In molte occasioni Lei ha rivelato il suo dissenso per tutte le guerre. Che cosa è per Lei la pace? Un'utopia? Un sogno? Una conquista?
L'ha detto bene Alberto Moravia: la guerra deve diventare un tabù. Così come gli esseri umani hanno saputo interiorizzare il tabù dell'incesto -che fa parte della natura, perché come insegnano gli animali la natura non rifiuta l'incesto, ma anzi lo incoraggia- dovrebbero imparare a interiorizzare il tabù della guerra. Solo allora si creerebbe una cultura della pace, l'unica capace di fermare le guerre.
I media ci raccontano i conflitti: "bombe intelligenti", "fuoco amico", "effetti collaterali" sono soltanto alcuni dei termini tecnici usati per descrivere quello che è avvenuto e avviene sui campi di battaglia. Lei, da scrittrice e dunque attenta al significato delle parole, può aiutarci a decodificare il linguaggio della guerra?
Le formule verbali sono lì per imbalsamare la realtà. Le sbavature, le incongruenze, le contraddizioni quotidiane si nascondono bene dentro le frasi fatte, i termini prestabiliti, come 'effetti collaterali' o 'bombe intelligenti’, eccetera. Consiglierei di liberarsi delle frasi fatte che non dicono niente e di guardare le cose con occhi ingenui, ovvero capaci di stupirsi e di indignarsi.
Le ultime guerre ripropongono due immagini molto forti: da una parte l'esercito supertecnologico dell'America capace di sganciare bombe di grande potenza, dall'altra i cosiddetti "martiri", gli uomini bomba, i kamikaze, che si lasciano morire e uccidono per difendere la loro terra. Con quale stato d'animo ha visto e giudica questi due aspetti della violenza della guerra?
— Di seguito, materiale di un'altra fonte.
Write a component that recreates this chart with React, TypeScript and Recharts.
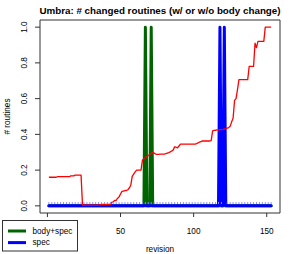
import React from 'react';
import { LineChart, Line, XAxis, YAxis, ReferenceArea, Legend } from 'recharts';

// revision numbers 1..153
const revisions: number[] = [
  1, 2, 3, 4, 5, 6, 7, 8, 9, 10, 11, 12, 13, 14, 15, 16, 17, 18, 19, 20,
  21, 22, 23, 24, 25, 26, 27, 28, 29, 30, 31, 32, 33, 34, 35, 36, 37, 38, 39, 40,
  41, 42, 43, 44, 45, 46, 47, 48, 49, 50, 51, 52, 53, 54, 55, 56, 57, 58, 59, 60,
  61, 62, 63, 64, 65, 66, 67, 68, 69, 70, 71, 72, 73, 74, 75, 76, 77, 78, 79, 80,
  81, 82, 83, 84, 85, 86, 87, 88, 89, 90, 91, 92, 93, 94, 95, 96, 97, 98, 99, 100,
  101, 102, 103, 104, 105, 106, 107, 108, 109, 110, 111, 112, 113, 114, 115, 116, 117, 118, 119, 120,
  121, 122, 123, 124, 125, 126, 127, 128, 129, 130, 131, 132, 133, 134, 135, 136, 137, 138, 139, 140,
  141, 142, 143, 144, 145, 146, 147, 148, 149, 150, 151, 152, 153,
];

// share of routines changed so far (red line)
const cumulative: number[] = [
  0.16, 0.16, 0.16, 0.16, 0.16, 0.16, 0.163, 0.163, 0.163, 0.163, 0.163, 0.163, 0.163, 0.163, 0.163, 0.168, 0.168, 0.168, 0.172, 0.172,
  0.172, 0.172, 0.172, 0.004, 0.004, 0.004, 0.004, 0.004, 0.004, 0.004, 0.004, 0.004, 0.004, 0.004, 0.004, 0.004, 0.008, 0.008, 0.008, 0.008,
  0.008, 0.008, 0.008, 0.02, 0.023, 0.03, 0.03, 0.043, 0.05, 0.066, 0.081, 0.083, 0.085, 0.086, 0.09, 0.1, 0.115, 0.165, 0.178, 0.19,
  0.2, 0.2, 0.2, 0.2, 0.256, 0.262, 0.27, 0.276, 0.282, 0.287, 0.294, 0.3, 0.295, 0.29, 0.288, 0.288, 0.289, 0.29, 0.29, 0.29,
  0.292, 0.295, 0.298, 0.302, 0.307, 0.312, 0.33, 0.328, 0.325, 0.335, 0.345, 0.345, 0.345, 0.345, 0.345, 0.345, 0.345, 0.345, 0.345, 0.345,
  0.345, 0.348, 0.352, 0.357, 0.36, 0.363, 0.363, 0.363, 0.363, 0.363, 0.363, 0.365, 0.42, 0.422, 0.423, 0.425, 0.425, 0.426, 0.427, 0.428,
  0.43, 0.432, 0.435, 0.438, 0.445, 0.47, 0.49, 0.59, 0.6, 0.65, 0.706, 0.706, 0.706, 0.706, 0.706, 0.706, 0.706, 0.78, 0.78, 0.78,
  0.78, 0.91, 0.885, 0.92, 0.92, 0.92, 0.92, 0.92, 1.0, 1.0, 1.0, 1.0, 1.0,
];

// revisions where routines changed in body and spec / only spec
const bodySpecHits: number[] = [67, 71];
const specHits: number[] = [118, 121];

const yTicks = [0, 0.2, 0.4, 0.6, 0.8, 1.0];
const xTicks = [0, 50, 100, 150];

const data = revisions.map((rev, i) => ({
  rev,
  total: cumulative[i],
  bodySpec: bodySpecHits.includes(rev) ? 1 : 0,
  spec: specHits.includes(rev) ? 1 : 0,
}));

const FONT = '"Liberation Sans", Arial, Helvetica, sans-serif';

const YTick = (props: any) => {
  const { y, payload } = props;
  return (
    <text x={27} y={y} transform={`rotate(-90 27 ${y})`} textAnchor="middle"
      fontSize={8.2} fontFamily={FONT} fill="#000">
      {payload.value.toFixed(1)}
    </text>
  );
};

// the "0" label sits under the legend box, so it is not drawn
const XTick = (props: any) => {
  const { x, payload } = props;
  if (payload.value === 0) return <g />;
  return (
    <text x={x} y={233.5} textAnchor="middle" fontSize={8.2} fontFamily={FONT} fill="#000">
      {payload.value}
    </text>
  );
};

// small light marks along the flat blue line
const specTick = (props: any) => {
  const { cx, cy, index, payload } = props;
  if (index % 2 === 1 || payload.spec !== 0) return <g key={`t${index}`} />;
  return <rect key={`t${index}`} x={cx - 0.5} y={cy - 3.8} width={1} height={2} fill="#8c8cff" />;
};

const LegendBox = (props: any) => {
  const items = (props.payload || []).filter((p: any) => p.type !== 'none');
  return (
    <svg width={77} height={32} style={{ display: 'block' }}>
      <rect x={0.5} y={0.5} width={75} height={30.5} fill="#fff" stroke="#333" />
      {items.map((p: any, i: number) => (
        <g key={p.value}>
          <line x1={6} x2={24} y1={11 + i * 11.6} y2={11 + i * 11.6} stroke={p.color} strokeWidth={3} />
          <text x={30.5} y={13.8 + i * 11.6} fontSize={8.2} fontFamily={FONT} fill="#000">{p.value}</text>
        </g>
      ))}
    </svg>
  );
};

export default function App() {
  return (
    <div style={{ position: 'absolute', left: 0, top: 0 }}>
      <LineChart width={294} height={254} data={data} margin={{ top: 20, right: 14, left: 0, bottom: 0 }}>
        <XAxis dataKey="rev" type="number" domain={[-5.08, 159.08]} ticks={xTicks} height={41}
          axisLine={false} tickSize={4} tickLine={{ stroke: '#333' }} tick={XTick} interval={0} />
        <YAxis type="number" domain={[-0.04, 1.04]} ticks={yTicks} width={40}
          axisLine={false} tickSize={5} tickLine={{ stroke: '#333' }} tick={YTick} interval={0} />
        <ReferenceArea x1={-5.08} x2={159.08} y1={-0.04} y2={1.04} fill="none" stroke="#333" ifOverflow="visible" />
        <Line dataKey="bodySpec" name="body+spec" stroke="#006400" strokeWidth={3} dot={false}
          strokeLinejoin="round" strokeLinecap="round" isAnimationActive={false} />
        <Line dataKey="spec" name="spec" stroke="#0000ff" strokeWidth={3} dot={specTick}
          strokeLinejoin="round" strokeLinecap="round" isAnimationActive={false} />
        <Line dataKey="total" name="total" stroke="#ff0000" strokeWidth={1.3} dot={false} legendType="none"
          strokeLinejoin="round" isAnimationActive={false} />
        <Legend layout="vertical" align="center" verticalAlign="middle" content={LegendBox}
          wrapperStyle={{ left: 2, top: 219.5, width: 77, height: 32 }} />
        <text x={160} y={14} textAnchor="middle" fontSize={9.8} fontWeight="bold" fontFamily={FONT} fill="#000">
          Umbra: # changed routines (w/ or w/o body change)
        </text>
        <text x={10} y={116.5} transform="rotate(-90 10 116.5)" textAnchor="middle" fontSize={8.2} fontFamily={FONT} fill="#000">
          # routines
        </text>
        <text x={160} y={251.5} textAnchor="middle" fontSize={8.2} fontFamily={FONT} fill="#000">
          revision
        </text>
      </LineChart>
    </div>
  );
}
La guerra è una pessima educatrice: ci abitua a pensare che tutto si possa risolvere con la forza. E in effetti la forza vince, vince sempre, ma quello che provoca è la mortificazione dell'intelligenza, la morte della fiducia e della tolleranza, il disprezzo dell'amicizia, della solidarietà. Anche coi figli, se un padre adopera le maniere forti, non c'è dubbio che il figlio diventerà ubbidiente e sottomesso, ma cosa coverà in petto se non rancore represso, frustrazione, odio di sé e voglia di vendetta? Infatti, se si vuole rovinare un figlio lo si deve riempire di botte. Imparerà che quello è il linguaggio degli affetti e tenderà a fare lo stesso da grande, oppure sarà malato e nemico di se stesso, a meno che non diventi un santo. La forza è vittoriosa, ma a che prezzo?
Suo padre, antropologo, fotografo, scrittore è stato anche un "viaggiator curioso" per usare il titolo di un interessante libro scritto su di lui. E' stato dunque un uomo che ha conosciuto e descritto popoli diversi. Che cosa le ha trasmesso delle altre culture. Come far comprendere l'importanza della diversità?
Mio padre mi ha insegnato, fin da bambina, la curiosità e il rispetto per le culture diverse dalla mia. Certo non è sempre facile capire e accettare culture lontane e difficili da condividere, ma ci si prova, quello che conta è l'atteggiamento di apertura e non il rifiuto cieco di tutto ciò che è diverso.